REQUEST: Tally the lines holding the word "this" and state the count by itself.

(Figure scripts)
'''

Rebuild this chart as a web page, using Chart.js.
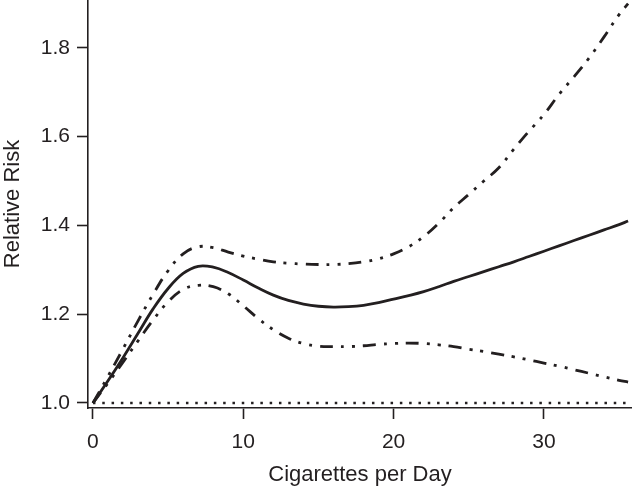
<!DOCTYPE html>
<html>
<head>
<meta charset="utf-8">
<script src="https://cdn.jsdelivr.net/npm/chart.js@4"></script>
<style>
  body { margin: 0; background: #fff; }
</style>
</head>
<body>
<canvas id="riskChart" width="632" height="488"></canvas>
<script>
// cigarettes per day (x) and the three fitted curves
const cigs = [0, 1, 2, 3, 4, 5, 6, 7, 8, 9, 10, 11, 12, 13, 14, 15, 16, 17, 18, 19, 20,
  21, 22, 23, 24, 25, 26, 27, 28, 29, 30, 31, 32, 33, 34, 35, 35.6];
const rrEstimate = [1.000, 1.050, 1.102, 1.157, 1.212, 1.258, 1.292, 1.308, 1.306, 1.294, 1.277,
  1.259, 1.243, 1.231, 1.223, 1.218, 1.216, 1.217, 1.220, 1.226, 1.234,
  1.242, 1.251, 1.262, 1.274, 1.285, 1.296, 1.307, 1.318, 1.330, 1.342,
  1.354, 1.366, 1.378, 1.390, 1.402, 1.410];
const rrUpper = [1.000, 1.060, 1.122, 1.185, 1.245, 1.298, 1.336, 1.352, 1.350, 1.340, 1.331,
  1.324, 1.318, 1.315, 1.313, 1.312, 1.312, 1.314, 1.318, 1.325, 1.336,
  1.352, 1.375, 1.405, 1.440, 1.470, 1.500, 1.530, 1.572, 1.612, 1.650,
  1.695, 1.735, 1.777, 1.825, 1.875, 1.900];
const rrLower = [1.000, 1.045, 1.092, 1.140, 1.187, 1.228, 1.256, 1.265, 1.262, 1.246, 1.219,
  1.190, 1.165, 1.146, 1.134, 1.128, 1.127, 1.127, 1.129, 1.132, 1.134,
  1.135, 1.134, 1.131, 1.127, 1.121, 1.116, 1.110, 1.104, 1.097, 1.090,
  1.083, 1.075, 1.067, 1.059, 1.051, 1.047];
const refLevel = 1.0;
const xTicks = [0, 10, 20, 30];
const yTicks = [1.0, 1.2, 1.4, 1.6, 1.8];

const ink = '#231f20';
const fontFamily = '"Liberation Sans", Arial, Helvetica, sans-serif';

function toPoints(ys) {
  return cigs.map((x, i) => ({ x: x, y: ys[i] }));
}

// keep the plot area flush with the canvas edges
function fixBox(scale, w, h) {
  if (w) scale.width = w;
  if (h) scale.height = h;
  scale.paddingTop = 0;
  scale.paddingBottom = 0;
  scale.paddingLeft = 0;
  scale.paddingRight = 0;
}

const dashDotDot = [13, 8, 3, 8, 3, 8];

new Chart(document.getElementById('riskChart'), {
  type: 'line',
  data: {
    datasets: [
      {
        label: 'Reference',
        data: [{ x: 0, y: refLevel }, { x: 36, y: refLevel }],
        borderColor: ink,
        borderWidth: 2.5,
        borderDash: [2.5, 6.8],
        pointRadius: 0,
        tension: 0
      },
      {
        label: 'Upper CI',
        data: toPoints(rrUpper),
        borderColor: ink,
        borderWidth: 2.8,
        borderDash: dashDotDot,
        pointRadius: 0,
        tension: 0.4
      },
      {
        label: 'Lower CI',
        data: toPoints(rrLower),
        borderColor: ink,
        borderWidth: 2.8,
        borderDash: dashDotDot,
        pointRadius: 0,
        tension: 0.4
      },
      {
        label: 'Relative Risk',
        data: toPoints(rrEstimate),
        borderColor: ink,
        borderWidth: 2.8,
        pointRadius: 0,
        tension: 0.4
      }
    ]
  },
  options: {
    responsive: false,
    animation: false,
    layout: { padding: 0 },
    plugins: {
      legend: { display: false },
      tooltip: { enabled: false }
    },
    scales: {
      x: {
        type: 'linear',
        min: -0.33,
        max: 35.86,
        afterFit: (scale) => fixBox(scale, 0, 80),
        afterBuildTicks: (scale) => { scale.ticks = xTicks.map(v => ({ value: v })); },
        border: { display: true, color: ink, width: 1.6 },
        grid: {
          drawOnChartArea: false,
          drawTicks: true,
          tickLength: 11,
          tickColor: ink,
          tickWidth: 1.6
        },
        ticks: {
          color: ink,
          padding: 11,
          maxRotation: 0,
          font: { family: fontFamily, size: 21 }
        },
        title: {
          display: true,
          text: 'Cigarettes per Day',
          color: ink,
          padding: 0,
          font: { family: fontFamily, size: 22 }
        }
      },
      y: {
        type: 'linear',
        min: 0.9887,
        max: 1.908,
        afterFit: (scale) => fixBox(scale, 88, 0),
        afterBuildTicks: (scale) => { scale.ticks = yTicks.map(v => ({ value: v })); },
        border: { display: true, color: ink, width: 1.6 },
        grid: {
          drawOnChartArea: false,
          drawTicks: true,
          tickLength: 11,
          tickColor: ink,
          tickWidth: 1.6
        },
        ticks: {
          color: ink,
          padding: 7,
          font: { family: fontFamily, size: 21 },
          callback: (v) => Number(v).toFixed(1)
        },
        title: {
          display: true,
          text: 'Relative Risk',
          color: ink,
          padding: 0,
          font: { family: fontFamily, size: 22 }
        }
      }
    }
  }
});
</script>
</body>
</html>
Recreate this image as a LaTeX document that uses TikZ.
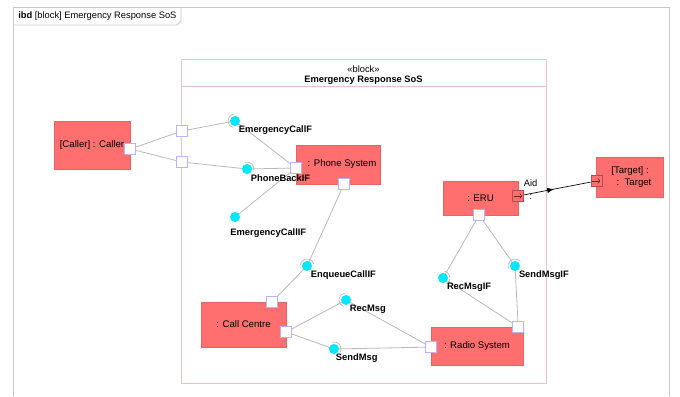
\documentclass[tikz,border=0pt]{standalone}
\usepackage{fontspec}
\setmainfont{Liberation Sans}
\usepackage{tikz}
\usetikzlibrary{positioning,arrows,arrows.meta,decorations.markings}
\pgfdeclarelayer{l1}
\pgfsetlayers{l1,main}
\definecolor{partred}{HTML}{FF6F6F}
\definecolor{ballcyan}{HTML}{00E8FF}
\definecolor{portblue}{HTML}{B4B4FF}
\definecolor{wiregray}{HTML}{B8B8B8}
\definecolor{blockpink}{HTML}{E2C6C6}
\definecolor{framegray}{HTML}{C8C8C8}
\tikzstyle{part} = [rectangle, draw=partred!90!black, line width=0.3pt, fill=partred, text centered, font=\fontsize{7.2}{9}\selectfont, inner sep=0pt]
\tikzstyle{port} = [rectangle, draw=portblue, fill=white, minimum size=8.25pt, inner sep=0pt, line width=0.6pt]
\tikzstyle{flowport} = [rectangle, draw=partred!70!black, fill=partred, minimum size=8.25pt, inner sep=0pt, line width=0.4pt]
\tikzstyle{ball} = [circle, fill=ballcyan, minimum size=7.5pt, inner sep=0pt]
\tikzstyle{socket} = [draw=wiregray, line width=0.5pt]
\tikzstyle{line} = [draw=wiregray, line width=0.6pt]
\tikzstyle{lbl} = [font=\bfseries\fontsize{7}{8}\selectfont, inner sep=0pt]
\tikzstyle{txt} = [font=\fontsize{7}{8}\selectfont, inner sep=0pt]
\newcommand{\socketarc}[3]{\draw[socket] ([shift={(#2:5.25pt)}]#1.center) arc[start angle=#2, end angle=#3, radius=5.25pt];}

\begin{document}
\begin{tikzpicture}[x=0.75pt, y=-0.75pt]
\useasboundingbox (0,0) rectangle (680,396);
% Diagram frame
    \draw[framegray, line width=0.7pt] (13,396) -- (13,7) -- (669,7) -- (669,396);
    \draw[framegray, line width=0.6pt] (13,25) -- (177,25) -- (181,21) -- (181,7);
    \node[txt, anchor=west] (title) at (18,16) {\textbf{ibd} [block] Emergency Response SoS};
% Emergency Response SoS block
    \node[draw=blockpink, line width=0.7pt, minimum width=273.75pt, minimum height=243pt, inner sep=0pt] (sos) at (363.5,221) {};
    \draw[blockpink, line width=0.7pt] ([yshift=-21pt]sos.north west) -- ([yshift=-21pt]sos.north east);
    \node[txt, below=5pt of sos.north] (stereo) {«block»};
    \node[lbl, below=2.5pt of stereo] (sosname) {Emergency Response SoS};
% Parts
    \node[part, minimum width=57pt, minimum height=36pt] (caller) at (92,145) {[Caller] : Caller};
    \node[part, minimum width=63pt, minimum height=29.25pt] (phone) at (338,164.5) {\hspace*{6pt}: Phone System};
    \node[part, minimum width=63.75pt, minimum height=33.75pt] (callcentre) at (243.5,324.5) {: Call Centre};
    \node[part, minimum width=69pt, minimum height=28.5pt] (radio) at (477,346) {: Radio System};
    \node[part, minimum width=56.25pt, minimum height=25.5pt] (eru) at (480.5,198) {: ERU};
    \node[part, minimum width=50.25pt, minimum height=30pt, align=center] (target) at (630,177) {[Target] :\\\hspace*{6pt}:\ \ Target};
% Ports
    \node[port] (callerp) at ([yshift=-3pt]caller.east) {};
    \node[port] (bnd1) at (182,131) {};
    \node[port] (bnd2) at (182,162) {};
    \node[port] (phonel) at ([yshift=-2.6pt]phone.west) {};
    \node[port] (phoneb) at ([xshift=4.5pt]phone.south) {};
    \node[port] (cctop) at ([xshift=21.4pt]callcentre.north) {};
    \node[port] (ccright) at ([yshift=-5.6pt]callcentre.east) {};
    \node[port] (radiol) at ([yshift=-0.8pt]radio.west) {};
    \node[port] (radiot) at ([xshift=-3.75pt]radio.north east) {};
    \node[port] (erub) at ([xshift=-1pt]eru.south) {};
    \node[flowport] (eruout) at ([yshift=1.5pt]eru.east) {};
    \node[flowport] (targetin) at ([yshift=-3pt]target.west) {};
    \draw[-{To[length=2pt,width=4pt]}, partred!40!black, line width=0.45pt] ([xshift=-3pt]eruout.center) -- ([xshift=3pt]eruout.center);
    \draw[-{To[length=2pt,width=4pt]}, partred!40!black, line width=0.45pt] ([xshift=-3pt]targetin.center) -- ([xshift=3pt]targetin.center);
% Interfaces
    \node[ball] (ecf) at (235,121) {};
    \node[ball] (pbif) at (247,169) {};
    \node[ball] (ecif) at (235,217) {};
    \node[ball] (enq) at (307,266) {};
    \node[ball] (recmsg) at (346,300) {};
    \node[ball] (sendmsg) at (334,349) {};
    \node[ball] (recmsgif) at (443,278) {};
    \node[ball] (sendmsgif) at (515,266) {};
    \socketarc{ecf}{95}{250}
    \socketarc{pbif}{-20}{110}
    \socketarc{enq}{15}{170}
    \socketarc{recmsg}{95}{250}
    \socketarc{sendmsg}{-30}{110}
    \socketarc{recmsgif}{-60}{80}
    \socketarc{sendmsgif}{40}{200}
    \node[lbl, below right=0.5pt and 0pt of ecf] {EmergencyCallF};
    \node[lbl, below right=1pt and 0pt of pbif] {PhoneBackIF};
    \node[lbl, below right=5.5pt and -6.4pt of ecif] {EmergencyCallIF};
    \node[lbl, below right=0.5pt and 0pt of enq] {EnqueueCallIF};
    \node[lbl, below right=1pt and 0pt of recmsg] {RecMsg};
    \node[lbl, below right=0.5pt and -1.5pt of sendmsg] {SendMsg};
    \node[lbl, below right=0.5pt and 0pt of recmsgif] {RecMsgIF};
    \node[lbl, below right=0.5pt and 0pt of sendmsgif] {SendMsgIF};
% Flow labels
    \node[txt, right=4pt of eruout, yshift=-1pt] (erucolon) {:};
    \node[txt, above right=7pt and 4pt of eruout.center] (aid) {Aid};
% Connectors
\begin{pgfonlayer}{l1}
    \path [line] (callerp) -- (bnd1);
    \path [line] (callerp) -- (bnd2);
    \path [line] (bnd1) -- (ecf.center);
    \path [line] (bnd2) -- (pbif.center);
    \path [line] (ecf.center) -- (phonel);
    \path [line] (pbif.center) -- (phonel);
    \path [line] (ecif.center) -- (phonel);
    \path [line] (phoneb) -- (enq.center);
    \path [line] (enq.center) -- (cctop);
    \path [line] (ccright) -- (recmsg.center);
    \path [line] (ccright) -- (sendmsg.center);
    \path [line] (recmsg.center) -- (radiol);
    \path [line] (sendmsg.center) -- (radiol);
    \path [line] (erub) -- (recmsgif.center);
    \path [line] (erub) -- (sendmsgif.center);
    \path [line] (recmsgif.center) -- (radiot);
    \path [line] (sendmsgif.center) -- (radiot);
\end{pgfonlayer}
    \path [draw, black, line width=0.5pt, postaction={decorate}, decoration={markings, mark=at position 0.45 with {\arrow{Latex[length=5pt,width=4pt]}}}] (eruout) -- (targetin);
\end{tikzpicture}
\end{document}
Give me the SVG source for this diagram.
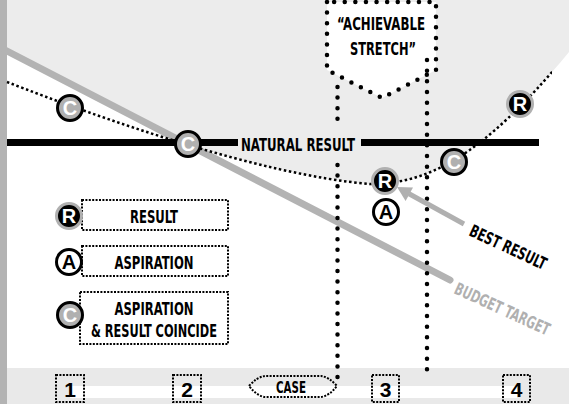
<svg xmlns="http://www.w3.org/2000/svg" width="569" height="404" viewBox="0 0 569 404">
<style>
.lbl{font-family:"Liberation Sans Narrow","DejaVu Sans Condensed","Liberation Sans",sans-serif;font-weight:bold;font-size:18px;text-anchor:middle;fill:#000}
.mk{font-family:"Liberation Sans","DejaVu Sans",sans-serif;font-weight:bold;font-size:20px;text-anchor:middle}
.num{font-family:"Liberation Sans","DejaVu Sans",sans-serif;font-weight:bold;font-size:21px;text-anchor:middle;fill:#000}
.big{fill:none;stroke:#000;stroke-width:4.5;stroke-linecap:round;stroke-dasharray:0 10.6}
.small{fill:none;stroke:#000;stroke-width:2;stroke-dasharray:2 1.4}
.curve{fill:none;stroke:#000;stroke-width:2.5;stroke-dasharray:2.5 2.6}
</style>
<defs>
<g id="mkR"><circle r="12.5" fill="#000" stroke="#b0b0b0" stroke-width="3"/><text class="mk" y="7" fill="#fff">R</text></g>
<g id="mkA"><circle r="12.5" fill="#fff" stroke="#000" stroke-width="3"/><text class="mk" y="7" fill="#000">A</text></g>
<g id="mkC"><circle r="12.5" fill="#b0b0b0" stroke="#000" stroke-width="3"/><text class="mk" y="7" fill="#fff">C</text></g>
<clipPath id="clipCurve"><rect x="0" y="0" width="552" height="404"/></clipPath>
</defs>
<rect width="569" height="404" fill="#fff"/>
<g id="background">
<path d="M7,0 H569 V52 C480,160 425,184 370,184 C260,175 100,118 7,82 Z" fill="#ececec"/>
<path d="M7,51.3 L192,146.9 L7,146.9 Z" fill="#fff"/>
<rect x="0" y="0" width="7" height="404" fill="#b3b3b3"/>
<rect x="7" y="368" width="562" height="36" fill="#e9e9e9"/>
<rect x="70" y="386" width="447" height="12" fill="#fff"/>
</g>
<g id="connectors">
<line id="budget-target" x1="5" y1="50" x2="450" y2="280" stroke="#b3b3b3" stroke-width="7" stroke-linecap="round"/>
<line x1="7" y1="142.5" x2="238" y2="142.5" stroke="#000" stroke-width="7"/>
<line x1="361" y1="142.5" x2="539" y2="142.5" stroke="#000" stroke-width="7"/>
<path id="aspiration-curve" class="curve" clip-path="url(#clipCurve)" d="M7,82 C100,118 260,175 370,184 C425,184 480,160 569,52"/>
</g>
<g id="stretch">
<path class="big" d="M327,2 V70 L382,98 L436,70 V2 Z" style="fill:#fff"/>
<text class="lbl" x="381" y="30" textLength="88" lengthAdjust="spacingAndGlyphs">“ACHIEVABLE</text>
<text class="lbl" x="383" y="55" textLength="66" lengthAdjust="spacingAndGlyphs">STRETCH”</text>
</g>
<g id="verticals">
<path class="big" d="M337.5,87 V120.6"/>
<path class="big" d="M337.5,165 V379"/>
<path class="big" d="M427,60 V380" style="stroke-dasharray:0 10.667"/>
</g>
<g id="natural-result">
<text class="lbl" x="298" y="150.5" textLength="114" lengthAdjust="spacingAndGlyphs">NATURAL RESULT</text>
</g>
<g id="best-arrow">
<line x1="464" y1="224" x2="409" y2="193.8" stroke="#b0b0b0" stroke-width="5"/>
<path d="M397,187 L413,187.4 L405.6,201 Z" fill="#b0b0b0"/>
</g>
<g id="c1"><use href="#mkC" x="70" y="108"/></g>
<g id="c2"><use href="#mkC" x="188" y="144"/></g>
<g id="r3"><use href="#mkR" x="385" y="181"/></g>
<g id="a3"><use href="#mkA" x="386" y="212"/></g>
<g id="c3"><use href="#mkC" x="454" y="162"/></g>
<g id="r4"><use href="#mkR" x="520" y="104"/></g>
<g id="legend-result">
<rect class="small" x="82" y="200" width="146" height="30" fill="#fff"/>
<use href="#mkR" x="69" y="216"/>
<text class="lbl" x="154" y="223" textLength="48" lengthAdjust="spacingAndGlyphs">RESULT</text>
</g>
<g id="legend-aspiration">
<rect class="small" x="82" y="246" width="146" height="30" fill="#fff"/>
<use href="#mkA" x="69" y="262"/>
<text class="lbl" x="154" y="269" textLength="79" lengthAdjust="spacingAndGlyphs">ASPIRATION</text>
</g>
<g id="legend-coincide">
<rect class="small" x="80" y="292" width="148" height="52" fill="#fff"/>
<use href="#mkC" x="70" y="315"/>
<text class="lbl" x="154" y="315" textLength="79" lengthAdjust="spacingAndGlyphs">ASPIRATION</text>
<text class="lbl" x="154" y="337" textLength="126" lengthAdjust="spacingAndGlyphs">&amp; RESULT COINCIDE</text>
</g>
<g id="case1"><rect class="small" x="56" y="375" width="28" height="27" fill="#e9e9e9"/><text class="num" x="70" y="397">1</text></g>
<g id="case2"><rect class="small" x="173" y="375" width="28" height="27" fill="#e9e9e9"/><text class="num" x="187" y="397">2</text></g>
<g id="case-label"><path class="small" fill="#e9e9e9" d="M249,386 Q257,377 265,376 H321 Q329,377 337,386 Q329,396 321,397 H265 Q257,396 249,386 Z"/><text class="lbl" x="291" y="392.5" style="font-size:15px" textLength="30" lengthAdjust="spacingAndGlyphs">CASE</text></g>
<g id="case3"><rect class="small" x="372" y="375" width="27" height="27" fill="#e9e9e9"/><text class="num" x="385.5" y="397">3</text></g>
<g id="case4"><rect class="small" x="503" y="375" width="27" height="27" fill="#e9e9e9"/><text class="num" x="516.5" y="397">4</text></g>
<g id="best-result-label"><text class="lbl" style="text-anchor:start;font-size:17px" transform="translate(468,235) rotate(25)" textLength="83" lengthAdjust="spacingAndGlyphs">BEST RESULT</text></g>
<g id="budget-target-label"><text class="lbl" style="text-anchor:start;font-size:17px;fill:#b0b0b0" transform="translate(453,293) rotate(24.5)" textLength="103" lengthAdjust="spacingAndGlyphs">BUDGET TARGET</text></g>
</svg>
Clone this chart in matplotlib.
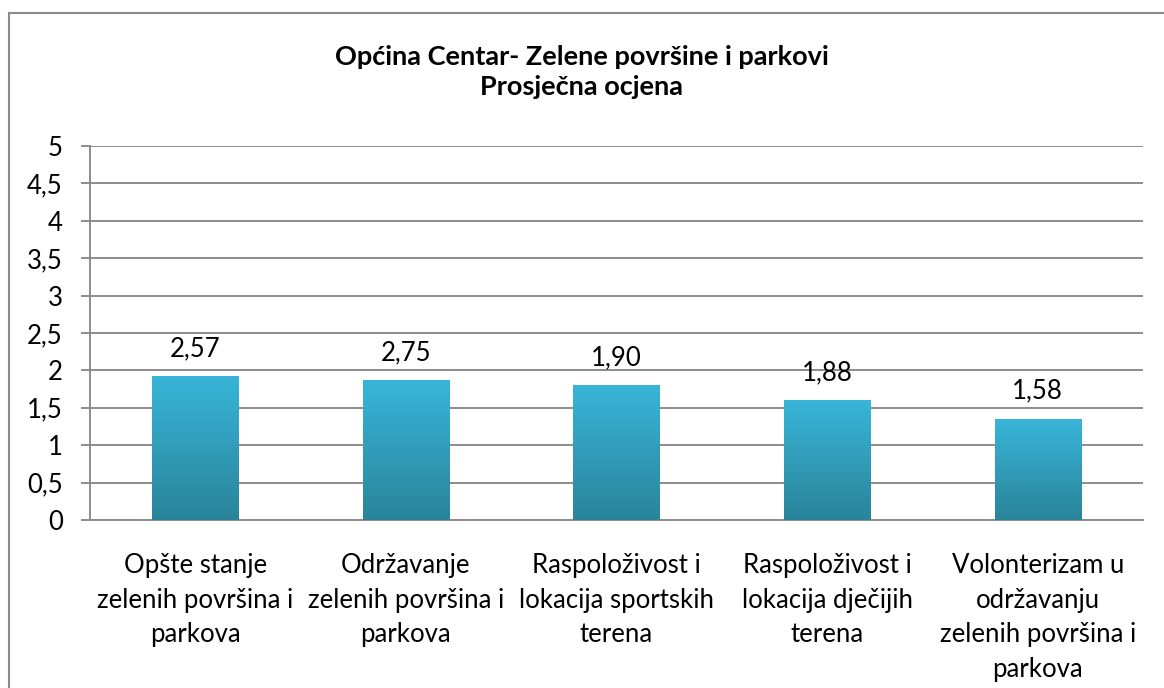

'''

OUTPUT OF THE EXERCISE: 4